The Tennessee center reached out to UF earlier this year to organize the competition. As of Monday, UF is losing to Tennessee with 793 to 1,297 voters registered, respectively.
“(They) thought that they might be able to leverage what is a long-standing tradition of a football rivalry and kind of turn that into a voter registration rivalry,” said Shelby Taylor, the communications director for the Graham Center. She attributed the current standings to UF’s already high registration numbers.
She said the school was hoping that the Graham Center’s high performance in voter registration and voter participation would drive up their registration numbers and motivate students.
“The winning school gets bragging rights and the de facto title of ‘Most Engaged Campus,’” Taylor said, “so really it’s more of a fun and friendly competition.”
Three student organizations, the Graham Center Student Fellows, the Andrew Goodman Foundation’s Vote Everywhere Ambassadors and Chomp the Vote, are working to help register students to vote.
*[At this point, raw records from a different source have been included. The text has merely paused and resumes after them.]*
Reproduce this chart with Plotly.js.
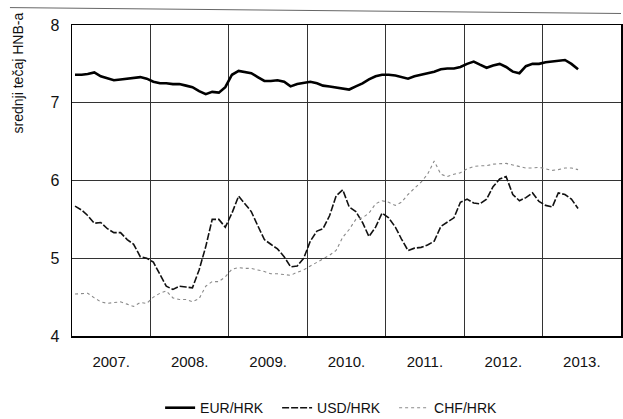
<!DOCTYPE html>
<html><head><meta charset="utf-8">
<script src="https://cdn.plot.ly/plotly-3.0.1.min.js"></script>
<style>html,body{margin:0;padding:0;background:#fff}#chart{width:623px;height:419px}</style>
</head><body><div id="chart"></div>
<script>
// ---- data (monthly averages, Jan 2007 - Jun 2013) ----
const startYear = 2007;
const eurHrk = [
  7.36, 7.36, 7.37, 7.39, 7.34, 7.31, 7.29, 7.30, 7.31, 7.32, 7.33, 7.31,
  7.27, 7.25, 7.25, 7.24, 7.24, 7.22, 7.20, 7.15, 7.11, 7.14, 7.13, 7.20,
  7.36, 7.41, 7.40, 7.38, 7.33, 7.28, 7.28, 7.29, 7.27, 7.21, 7.24, 7.25,
  7.27, 7.25, 7.22, 7.21, 7.20, 7.18, 7.17, 7.21, 7.25, 7.30, 7.34, 7.36,
  7.36, 7.35, 7.33, 7.31, 7.34, 7.36, 7.37, 7.40, 7.43, 7.44, 7.44, 7.46,
  7.50, 7.53, 7.49, 7.45, 7.48, 7.50, 7.46, 7.40, 7.38, 7.47, 7.50, 7.50,
  7.52, 7.53, 7.54, 7.55, 7.50, 7.43
];
const usdHrk = [
  5.67, 5.62, 5.55, 5.45, 5.46, 5.38, 5.33, 5.33, 5.24, 5.18, 5.02, 5.00,
  4.95, 4.78, 4.64, 4.60, 4.64, 4.63, 4.62, 4.85, 5.15, 5.50, 5.50, 5.40,
  5.58, 5.80, 5.70, 5.60, 5.42, 5.24, 5.18, 5.12, 5.02, 4.89, 4.90, 5.00,
  5.22, 5.35, 5.38, 5.55, 5.80, 5.88, 5.66, 5.60, 5.46, 5.28, 5.40, 5.58,
  5.52, 5.40, 5.25, 5.10, 5.13, 5.14, 5.17, 5.22, 5.41, 5.46, 5.52, 5.72,
  5.76, 5.71, 5.70, 5.76, 5.92, 6.02, 6.05, 5.82, 5.74, 5.78, 5.84, 5.73,
  5.68, 5.66, 5.84, 5.82, 5.76, 5.64
];
const chfHrk = [
  4.54, 4.55, 4.55, 4.49, 4.44, 4.42, 4.43, 4.44, 4.41, 4.38, 4.43, 4.42,
  4.50, 4.55, 4.58, 4.49, 4.47, 4.47, 4.44, 4.48, 4.64, 4.70, 4.70, 4.76,
  4.86, 4.88, 4.87, 4.87, 4.85, 4.83, 4.80, 4.80, 4.79, 4.78, 4.82, 4.85,
  4.90, 4.95, 5.00, 5.04, 5.10, 5.27, 5.37, 5.50, 5.52, 5.58, 5.70, 5.74,
  5.72, 5.68, 5.72, 5.82, 5.90, 5.98, 6.08, 6.25, 6.08, 6.05, 6.08, 6.10,
  6.15, 6.18, 6.19, 6.19, 6.21, 6.22, 6.22, 6.20, 6.18, 6.16, 6.16, 6.17,
  6.15, 6.13, 6.14, 6.16, 6.16, 6.14
];
const seriesNames = ['EUR/HRK', 'USD/HRK', 'CHF/HRK'];
const yTickVals = [4, 5, 6, 7, 8];
const yAxisTitle = 'srednji tečaj HNB-a';
const xRange = ['2007-01-01', '2014-01-01'];

// month dates (mid-month) for each observation
const months = eurHrk.map((_, i) => {
  const y = startYear + Math.floor(i / 12), m = (i % 12) + 1;
  return y + '-' + String(m).padStart(2, '0') + '-15';
});

const FONT = '"Liberation Sans Narrow", "Arial Narrow", "Liberation Sans", Arial, sans-serif';

const traces = [
  {x: months, y: eurHrk, name: seriesNames[0], type: 'scatter', mode: 'lines',
   line: {color: '#000', width: 2.6}},
  {x: months, y: usdHrk, name: seriesNames[1], type: 'scatter', mode: 'lines',
   line: {color: '#111', width: 1.6, dash: '7px,2px'}},
  {x: months, y: chfHrk, name: seriesNames[2], type: 'scatter', mode: 'lines',
   line: {color: '#8a8a8a', width: 1.1, dash: 'dot'}}
];

const layout = {
  width: 623, height: 419,
  margin: {l: 72, r: 2, t: 25, b: 83, autoexpand: false},
  paper_bgcolor: '#fff', plot_bgcolor: '#fff',
  font: {family: FONT, size: 15, color: '#111'},
  showlegend: true,
  legend: {orientation: 'h', xref: 'container', yref: 'container',
           x: 0.257, y: 0.026, xanchor: 'left', yanchor: 'middle',
           entrywidth: 72, font: {family: FONT, size: 14, color: '#111'},
           bgcolor: 'rgba(0,0,0,0)'},
  xaxis: {type: 'date', range: xRange, tick0: '2007-01-01', dtick: 'M12',
          ticklabelmode: 'period', tickformat: '%Y.', ticks: '',
          ticklabelstandoff: 11, showgrid: true, gridcolor: '#333', gridwidth: 1,
          showline: true, mirror: true, linecolor: '#000', linewidth: 1.5,
          zeroline: false, automargin: false, tickfont: {family: FONT, size: 15}},
  yaxis: {range: [4, 8], tickvals: yTickVals, ticks: '', ticklabelstandoff: 8,
          showgrid: true, gridcolor: '#333', gridwidth: 1,
          showline: true, mirror: true, linecolor: '#000', linewidth: 1.5,
          zeroline: false, automargin: false, tickfont: {family: FONT, size: 16}},
  annotations: [{text: yAxisTitle, textangle: -90, xref: 'paper', yref: 'paper',
                 x: -0.098, y: 0.845, xanchor: 'center', yanchor: 'middle',
                 showarrow: false, font: {family: FONT, size: 14, color: '#111'}}],
  shapes: [{type: 'line', xref: 'paper', yref: 'paper', x0: -0.113, x1: 1.0,
            y0: 1.056, y1: 1.037, line: {color: '#666', width: 1}}]
};

Plotly.newPlot('chart', traces, layout, {displayModeBar: false, staticPlot: true});
</script>
</body></html>
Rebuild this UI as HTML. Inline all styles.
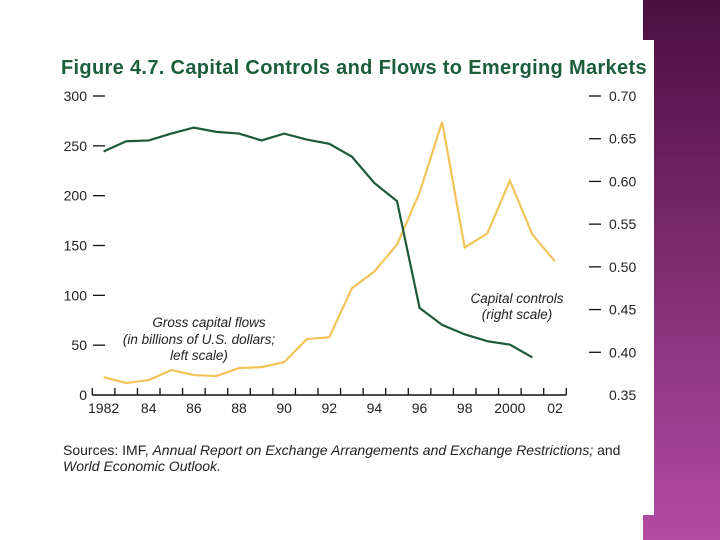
<!DOCTYPE html>
<html><head><meta charset="utf-8"><style>
body{margin:0;width:720px;height:540px;overflow:hidden;background:#fff;font-family:"Liberation Sans",sans-serif}
#bg{position:absolute;left:643px;top:0;width:77px;height:540px;background:linear-gradient(#4a0f3f,#7a2a6c 45%,#b24ba2)}
#panel{position:absolute;left:0;top:40px;width:654px;height:475px;background:#fff}
svg{position:absolute;left:0;top:0}
</style></head><body>
<div id="bg"></div>
<div id="panel"></div>
<svg width="720" height="540" id="chart" font-family="Liberation Sans, sans-serif">
<text x="61" y="74" font-size="20" font-weight="bold" letter-spacing="0.33" fill="#1a5e3a">Figure 4.7.  Capital Controls and Flows to Emerging Markets</text>
<g id="axes"></g>
<text font-size="13.5" font-style="italic" fill="#222" text-anchor="middle"><tspan x="209" y="327">Gross capital flows</tspan><tspan x="199" y="344">(in billions of U.S. dollars;</tspan><tspan x="199" y="360">left scale)</tspan></text>
<text font-size="13.5" font-style="italic" fill="#222" text-anchor="middle"><tspan x="517" y="303">Capital controls</tspan><tspan x="517" y="319">(right scale)</tspan></text>
<text font-size="14" fill="#222"><tspan x="63" y="455">Sources: IMF, </tspan><tspan font-style="italic">Annual Report on Exchange Arrangements and Exchange Restrictions;</tspan><tspan> and</tspan><tspan x="63" y="471" font-style="italic">World Economic Outlook.</tspan></text>
</svg>
<script>
const years=[1982,1983,1984,1985,1986,1987,1988,1989,1990,1991,1992,1993,1994,1995,1996,1997,1998,1999,2000,2001,2002];
const flows=[18,12,15,25,20,19,27,28,33,56,58,107,124,151,203,274,148,162,215,161,134];
const controls=[0.635,0.647,0.648,0.656,0.663,0.658,0.656,0.648,0.656,0.649,0.644,0.629,0.598,0.577,0.452,0.432,0.421,0.413,0.409,0.394];
const leftTicks=[0,50,100,150,200,250,300];
const rightTicks=["0.35","0.40","0.45","0.50","0.55","0.60","0.65","0.70"];
const xLabels={1982:"1982",1984:"84",1986:"86",1988:"88",1990:"90",1992:"92",1994:"94",1996:"96",1998:"98",2000:"2000",2002:"02"};
const X0=92.3,XW=22.57,Y0=395,YH=299;
const x=y=>X0+(y-1982+0.5)*XW;
const yl=v=>Y0-v/300*YH;
const yr=v=>Y0-(v-0.35)/0.35*YH;
const NS="http://www.w3.org/2000/svg";
const g=document.getElementById('axes');
function mk(t,a,txt){const e=document.createElementNS(NS,t);for(const k in a)e.setAttribute(k,a[k]);if(txt)e.textContent=txt;g.appendChild(e);return e;}
let e=mk('line',{x1:X0,x2:X0+21*XW,y1:Y0,y2:Y0,stroke:'#111','stroke-width':1.5});


for(let i=0;i<=21;i++){e=mk('line',{x1:X0+i*XW,x2:X0+i*XW,y1:Y0,y2:Y0-7,stroke:'#111','stroke-width':1.3});

}
years.forEach(yv=>{if(xLabels[yv]){e=mk('text',{x:x(yv),y:413,'font-size':14,'text-anchor':'middle',fill:'#222'},xLabels[yv]);

}});
leftTicks.forEach(v=>{const yy=yl(v);
e=mk('text',{x:87,y:yy+5,'font-size':14,'text-anchor':'end',fill:'#222'},String(v));


if(v>0){e=mk('line',{x1:93,x2:105,y1:yy,y2:yy,stroke:'#111','stroke-width':1.3});

}});
rightTicks.forEach(s=>{const yy=yr(parseFloat(s));
e=mk('text',{x:609,y:yy+5,'font-size':14,fill:'#222'},s);


if(s!=="0.35"){e=mk('line',{x1:589,x2:601,y1:yy,y2:yy,stroke:'#111','stroke-width':1.3});

}});
e=mk('polyline',{points:flows.map((v,i)=>x(years[i])+','+yl(v)).join(' '),fill:'none',stroke:'#f2c45a','stroke-width':2.2});


e=mk('polyline',{points:controls.map((v,i)=>x(years[i])+','+yr(v)).join(' '),fill:'none',stroke:'#1d5a3a','stroke-width':2.2});


</script>
</body></html>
Both universities are using TurboVote, an online voting application.
TJ Pyche, the student communications assistant for the Graham Center and president of the Graham Center Student Fellows, says he believes UF students are extremely engaged in registering to vote.
“You can’t walk through campus these days without having somebody ask you if you are registered to vote,” Pyche said. “The students at UF are doing a phenomenal job of making sure they’re engaged in the electoral process.”
The Graham Center has also been spreading the word about the competition on social media and plans to host a voter-registration pizza party in Pugh Hall on Voter Registration Day, which is Sept. 27.